Search the records that follow and extract every line containing the string "this".

Given entries —
▼▼▼
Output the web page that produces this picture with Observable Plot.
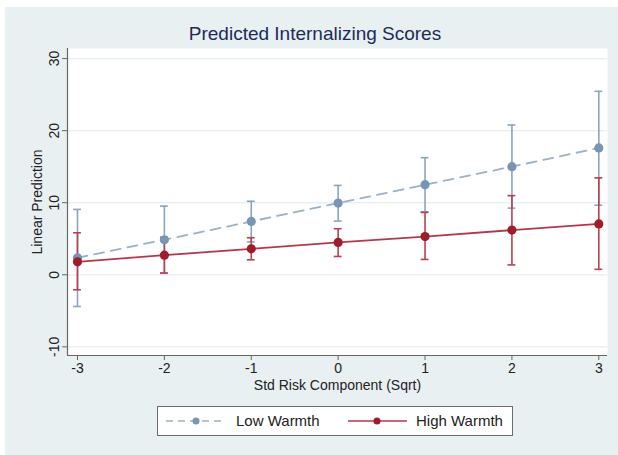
▲▲▲
▼▼▼
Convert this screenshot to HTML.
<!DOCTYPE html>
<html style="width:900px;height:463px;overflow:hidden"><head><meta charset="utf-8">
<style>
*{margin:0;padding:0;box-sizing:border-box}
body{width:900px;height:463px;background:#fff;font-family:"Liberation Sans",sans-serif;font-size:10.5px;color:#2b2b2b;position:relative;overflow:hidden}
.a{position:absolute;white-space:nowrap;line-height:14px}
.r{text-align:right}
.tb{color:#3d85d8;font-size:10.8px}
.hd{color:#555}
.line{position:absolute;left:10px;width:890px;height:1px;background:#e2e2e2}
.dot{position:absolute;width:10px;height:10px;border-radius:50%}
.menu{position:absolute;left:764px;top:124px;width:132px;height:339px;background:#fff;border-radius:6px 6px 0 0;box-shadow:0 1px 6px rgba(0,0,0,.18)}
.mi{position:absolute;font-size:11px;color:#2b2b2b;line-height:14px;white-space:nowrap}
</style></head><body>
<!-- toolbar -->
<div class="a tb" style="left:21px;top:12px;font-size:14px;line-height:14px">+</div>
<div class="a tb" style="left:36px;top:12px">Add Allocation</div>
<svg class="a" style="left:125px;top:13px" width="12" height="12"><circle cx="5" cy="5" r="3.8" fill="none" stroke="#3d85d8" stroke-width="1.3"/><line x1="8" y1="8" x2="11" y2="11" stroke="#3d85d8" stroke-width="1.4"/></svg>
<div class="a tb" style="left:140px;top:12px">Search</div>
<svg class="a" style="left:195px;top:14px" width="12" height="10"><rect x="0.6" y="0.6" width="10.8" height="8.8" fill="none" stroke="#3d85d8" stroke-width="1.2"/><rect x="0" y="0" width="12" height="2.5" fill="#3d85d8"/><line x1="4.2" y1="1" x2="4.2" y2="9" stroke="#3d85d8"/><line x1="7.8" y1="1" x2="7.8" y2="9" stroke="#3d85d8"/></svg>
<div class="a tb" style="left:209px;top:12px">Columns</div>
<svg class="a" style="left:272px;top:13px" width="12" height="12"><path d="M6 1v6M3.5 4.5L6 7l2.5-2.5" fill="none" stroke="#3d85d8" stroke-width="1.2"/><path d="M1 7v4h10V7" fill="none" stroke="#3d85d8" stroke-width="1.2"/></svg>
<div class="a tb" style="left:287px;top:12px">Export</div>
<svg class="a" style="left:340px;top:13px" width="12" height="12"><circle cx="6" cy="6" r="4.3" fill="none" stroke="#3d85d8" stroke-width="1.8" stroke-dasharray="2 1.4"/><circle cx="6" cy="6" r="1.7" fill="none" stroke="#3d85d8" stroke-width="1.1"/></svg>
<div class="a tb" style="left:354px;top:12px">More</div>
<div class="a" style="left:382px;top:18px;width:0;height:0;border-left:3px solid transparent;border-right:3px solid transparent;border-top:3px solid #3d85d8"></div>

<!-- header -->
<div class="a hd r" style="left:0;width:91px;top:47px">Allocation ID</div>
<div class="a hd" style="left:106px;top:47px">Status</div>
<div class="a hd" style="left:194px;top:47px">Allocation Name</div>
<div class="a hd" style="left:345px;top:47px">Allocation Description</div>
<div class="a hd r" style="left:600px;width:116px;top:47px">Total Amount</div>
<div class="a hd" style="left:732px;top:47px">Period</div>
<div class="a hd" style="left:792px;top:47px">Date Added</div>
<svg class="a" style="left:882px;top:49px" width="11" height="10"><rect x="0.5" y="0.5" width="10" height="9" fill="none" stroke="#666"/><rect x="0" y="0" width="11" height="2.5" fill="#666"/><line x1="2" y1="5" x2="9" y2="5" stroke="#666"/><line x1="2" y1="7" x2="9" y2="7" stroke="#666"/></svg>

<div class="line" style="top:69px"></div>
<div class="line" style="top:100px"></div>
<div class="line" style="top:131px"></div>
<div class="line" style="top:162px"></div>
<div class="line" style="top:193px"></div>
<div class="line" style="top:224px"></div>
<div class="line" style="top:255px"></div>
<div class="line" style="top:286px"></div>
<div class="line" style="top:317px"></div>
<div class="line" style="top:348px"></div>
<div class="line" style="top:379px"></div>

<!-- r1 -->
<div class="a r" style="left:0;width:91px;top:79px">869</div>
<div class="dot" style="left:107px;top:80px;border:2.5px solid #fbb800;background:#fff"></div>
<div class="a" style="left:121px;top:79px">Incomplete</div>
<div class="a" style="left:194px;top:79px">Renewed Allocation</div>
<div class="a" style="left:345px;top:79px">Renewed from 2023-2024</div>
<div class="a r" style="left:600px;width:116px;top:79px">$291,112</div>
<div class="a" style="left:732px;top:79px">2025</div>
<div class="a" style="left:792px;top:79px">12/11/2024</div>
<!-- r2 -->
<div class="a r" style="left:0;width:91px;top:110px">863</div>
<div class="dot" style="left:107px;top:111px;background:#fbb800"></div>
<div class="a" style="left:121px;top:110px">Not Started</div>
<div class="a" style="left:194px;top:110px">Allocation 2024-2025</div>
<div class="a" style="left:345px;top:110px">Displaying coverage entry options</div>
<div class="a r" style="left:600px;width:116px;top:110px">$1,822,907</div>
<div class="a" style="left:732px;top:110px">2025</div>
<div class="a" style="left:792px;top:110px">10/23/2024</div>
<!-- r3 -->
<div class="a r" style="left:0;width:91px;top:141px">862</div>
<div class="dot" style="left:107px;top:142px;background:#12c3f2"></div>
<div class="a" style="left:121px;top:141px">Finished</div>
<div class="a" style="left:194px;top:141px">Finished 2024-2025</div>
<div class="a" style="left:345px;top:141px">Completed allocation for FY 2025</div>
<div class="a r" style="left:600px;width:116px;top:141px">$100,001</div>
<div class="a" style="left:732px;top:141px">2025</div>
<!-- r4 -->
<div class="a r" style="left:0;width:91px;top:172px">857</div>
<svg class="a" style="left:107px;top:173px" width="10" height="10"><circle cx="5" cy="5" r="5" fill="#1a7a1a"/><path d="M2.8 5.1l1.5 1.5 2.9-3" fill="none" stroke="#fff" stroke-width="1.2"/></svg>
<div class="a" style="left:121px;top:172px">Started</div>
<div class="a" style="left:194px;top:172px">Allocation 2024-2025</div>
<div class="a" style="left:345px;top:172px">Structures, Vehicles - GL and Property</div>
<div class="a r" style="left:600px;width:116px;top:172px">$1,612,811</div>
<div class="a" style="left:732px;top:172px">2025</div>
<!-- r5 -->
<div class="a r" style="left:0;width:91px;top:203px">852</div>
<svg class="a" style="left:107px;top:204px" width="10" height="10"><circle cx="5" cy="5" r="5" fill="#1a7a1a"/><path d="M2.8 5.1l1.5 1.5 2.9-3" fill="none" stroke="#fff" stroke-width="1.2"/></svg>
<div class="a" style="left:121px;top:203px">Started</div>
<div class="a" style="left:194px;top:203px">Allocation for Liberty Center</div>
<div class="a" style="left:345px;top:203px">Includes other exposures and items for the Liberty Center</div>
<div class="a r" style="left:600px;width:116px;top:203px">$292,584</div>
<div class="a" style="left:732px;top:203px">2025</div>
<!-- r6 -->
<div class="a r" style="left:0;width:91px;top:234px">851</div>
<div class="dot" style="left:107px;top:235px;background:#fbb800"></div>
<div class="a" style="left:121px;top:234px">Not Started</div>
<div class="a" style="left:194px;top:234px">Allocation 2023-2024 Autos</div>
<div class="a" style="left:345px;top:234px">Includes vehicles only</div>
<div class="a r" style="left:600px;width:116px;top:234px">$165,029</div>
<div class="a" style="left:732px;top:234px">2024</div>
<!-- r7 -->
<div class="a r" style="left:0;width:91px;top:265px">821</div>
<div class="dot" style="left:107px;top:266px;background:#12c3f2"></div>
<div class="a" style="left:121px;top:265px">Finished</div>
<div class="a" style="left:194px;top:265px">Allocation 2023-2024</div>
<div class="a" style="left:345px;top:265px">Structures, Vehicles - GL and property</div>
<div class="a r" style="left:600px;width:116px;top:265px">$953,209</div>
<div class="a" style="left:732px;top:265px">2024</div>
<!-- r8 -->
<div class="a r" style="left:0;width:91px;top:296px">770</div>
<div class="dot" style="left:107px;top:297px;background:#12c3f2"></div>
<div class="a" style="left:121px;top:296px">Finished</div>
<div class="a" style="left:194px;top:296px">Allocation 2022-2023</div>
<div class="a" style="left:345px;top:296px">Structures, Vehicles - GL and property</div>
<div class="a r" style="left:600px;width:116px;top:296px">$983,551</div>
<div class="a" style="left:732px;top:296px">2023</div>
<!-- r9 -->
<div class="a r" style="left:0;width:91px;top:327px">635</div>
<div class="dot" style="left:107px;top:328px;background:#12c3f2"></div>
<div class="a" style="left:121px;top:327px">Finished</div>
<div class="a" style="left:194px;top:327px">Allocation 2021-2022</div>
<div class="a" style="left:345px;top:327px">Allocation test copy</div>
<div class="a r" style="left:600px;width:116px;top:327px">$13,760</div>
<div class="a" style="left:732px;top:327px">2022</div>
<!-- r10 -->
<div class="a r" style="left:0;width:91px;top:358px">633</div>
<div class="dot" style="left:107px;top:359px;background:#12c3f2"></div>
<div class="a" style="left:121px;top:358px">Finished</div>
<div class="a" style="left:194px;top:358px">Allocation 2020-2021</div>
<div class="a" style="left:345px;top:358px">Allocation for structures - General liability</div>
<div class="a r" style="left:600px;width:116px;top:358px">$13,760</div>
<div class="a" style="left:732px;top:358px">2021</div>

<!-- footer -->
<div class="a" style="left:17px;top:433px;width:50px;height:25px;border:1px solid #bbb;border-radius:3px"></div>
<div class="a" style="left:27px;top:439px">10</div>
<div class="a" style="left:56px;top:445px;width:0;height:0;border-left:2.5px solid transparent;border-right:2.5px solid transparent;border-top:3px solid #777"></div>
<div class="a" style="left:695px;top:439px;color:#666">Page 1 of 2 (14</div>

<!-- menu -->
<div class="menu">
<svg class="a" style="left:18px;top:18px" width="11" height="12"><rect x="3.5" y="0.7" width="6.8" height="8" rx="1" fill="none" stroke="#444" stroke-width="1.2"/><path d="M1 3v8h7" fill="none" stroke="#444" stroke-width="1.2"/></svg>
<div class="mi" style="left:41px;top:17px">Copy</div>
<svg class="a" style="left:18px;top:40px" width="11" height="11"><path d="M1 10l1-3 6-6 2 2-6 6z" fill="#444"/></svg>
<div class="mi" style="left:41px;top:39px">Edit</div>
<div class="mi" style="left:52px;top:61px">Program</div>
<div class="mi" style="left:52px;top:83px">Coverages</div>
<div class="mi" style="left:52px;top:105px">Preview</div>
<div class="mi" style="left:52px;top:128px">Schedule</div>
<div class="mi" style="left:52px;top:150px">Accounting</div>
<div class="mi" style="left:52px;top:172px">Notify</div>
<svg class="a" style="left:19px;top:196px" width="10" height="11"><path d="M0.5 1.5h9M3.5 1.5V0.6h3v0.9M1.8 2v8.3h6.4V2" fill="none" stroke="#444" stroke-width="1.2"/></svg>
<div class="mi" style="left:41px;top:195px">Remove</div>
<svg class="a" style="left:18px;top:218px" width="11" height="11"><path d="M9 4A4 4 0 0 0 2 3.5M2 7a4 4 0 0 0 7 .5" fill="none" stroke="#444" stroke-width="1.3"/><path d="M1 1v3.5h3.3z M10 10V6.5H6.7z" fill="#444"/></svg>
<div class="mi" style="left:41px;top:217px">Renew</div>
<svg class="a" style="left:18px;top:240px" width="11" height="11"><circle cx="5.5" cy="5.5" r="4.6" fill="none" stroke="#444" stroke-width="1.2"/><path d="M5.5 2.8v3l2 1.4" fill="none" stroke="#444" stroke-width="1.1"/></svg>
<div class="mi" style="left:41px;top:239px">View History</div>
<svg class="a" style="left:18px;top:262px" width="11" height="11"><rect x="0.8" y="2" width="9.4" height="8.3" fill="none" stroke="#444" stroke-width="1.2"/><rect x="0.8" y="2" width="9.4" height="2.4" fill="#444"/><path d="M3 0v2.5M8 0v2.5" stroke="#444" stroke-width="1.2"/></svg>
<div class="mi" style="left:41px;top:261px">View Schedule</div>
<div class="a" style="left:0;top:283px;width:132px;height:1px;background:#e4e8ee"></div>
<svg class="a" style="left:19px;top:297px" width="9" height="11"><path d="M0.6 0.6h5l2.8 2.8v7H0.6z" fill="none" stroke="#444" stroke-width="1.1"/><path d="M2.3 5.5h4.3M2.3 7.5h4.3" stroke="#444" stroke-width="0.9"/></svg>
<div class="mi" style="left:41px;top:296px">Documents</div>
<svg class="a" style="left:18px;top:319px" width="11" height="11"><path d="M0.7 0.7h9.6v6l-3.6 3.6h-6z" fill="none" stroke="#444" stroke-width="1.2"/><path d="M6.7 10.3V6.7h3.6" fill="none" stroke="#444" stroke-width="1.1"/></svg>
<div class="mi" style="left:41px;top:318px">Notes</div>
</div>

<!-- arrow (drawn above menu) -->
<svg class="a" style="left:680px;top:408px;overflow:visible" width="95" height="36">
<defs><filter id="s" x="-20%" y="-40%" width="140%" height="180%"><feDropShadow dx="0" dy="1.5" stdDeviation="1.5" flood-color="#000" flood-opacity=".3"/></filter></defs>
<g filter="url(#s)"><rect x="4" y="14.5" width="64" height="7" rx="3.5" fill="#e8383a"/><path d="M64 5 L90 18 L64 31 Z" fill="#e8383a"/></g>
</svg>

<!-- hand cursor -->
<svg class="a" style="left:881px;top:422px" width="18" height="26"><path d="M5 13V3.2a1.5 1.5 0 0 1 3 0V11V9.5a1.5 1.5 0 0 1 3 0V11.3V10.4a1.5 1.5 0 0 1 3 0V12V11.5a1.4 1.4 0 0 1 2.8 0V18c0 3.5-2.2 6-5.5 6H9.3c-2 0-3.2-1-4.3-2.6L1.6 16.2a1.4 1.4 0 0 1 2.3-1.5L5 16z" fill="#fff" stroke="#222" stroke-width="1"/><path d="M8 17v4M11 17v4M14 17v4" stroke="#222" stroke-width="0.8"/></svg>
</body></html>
▲▲▲
▼▼▼
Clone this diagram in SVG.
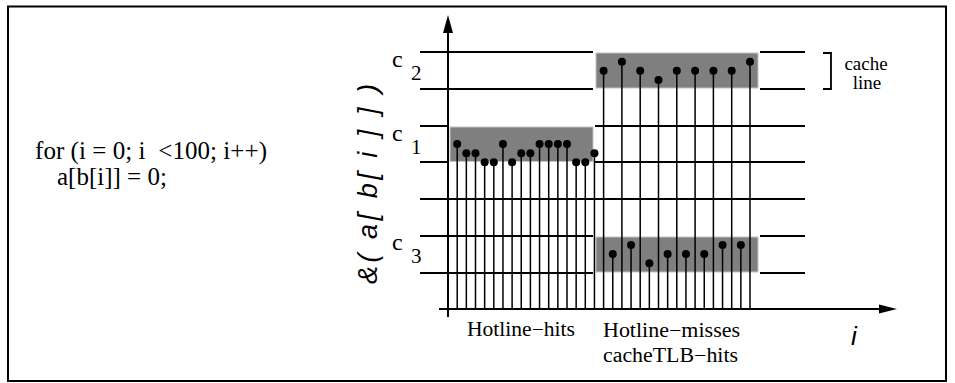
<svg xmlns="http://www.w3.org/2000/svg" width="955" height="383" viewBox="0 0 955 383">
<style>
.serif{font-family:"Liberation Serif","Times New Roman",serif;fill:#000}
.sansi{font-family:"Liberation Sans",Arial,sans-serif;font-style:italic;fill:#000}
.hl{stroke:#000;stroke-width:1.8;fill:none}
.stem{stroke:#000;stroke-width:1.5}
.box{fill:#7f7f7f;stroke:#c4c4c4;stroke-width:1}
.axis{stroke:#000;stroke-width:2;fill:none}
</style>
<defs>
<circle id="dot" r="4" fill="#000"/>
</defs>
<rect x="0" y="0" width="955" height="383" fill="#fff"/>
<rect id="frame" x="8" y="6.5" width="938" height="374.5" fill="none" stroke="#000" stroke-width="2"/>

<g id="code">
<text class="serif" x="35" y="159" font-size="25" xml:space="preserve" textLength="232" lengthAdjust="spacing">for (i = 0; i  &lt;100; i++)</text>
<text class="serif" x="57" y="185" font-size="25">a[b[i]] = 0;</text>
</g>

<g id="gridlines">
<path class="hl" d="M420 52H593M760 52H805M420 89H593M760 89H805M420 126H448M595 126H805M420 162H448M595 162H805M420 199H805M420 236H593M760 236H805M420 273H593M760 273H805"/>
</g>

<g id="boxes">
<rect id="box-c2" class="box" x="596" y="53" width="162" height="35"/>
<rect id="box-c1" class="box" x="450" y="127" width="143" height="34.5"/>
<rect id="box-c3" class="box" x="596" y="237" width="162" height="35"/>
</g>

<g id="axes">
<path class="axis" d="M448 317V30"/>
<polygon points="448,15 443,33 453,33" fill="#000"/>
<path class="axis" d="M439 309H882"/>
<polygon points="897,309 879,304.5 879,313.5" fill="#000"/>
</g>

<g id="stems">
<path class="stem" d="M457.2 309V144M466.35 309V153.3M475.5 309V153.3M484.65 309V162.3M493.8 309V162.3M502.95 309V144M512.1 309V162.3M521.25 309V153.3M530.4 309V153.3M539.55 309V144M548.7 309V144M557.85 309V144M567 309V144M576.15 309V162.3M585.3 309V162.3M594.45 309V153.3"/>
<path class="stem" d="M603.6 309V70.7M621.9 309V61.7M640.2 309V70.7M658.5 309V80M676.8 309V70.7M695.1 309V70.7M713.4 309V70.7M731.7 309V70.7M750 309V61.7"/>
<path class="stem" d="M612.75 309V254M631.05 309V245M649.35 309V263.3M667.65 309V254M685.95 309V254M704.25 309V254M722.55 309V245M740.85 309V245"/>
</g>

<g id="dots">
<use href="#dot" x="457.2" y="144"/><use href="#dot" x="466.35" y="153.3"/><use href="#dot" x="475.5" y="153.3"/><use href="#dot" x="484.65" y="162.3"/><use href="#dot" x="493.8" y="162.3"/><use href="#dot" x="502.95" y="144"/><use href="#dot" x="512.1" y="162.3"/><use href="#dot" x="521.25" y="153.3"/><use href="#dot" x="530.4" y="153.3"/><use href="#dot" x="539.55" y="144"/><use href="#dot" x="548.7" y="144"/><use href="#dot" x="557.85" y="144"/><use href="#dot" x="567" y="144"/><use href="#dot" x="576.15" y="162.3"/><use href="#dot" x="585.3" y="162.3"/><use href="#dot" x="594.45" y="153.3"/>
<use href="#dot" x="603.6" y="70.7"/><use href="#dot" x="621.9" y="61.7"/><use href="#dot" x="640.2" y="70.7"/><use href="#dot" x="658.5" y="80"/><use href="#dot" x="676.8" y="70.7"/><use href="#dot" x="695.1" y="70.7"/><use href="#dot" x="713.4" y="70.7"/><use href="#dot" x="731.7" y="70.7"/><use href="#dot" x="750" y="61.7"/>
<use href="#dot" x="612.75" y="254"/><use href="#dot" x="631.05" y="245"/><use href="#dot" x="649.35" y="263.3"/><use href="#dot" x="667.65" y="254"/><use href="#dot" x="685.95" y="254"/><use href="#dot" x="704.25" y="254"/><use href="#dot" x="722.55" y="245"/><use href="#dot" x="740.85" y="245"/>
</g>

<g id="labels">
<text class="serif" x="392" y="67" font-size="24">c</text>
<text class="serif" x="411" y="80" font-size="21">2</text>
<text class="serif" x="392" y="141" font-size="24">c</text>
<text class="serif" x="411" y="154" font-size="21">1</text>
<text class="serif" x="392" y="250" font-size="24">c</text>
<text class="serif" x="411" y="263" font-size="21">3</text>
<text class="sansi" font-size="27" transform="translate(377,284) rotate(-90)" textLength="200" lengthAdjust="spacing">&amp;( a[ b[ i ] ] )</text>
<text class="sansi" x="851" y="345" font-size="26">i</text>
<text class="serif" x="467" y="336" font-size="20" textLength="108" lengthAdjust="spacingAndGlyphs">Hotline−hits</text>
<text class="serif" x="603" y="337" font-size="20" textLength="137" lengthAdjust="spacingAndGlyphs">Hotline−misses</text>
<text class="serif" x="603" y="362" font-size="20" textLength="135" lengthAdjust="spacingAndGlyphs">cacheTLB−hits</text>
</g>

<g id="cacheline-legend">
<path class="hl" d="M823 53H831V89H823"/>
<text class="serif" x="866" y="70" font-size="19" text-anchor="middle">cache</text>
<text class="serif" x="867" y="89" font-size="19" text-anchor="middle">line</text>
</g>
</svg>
▲▲▲
Exercise output —
Output the web page that produces this picture with Observable Plot.
Convert this screenshot to HTML.
Clone this diagram in SVG.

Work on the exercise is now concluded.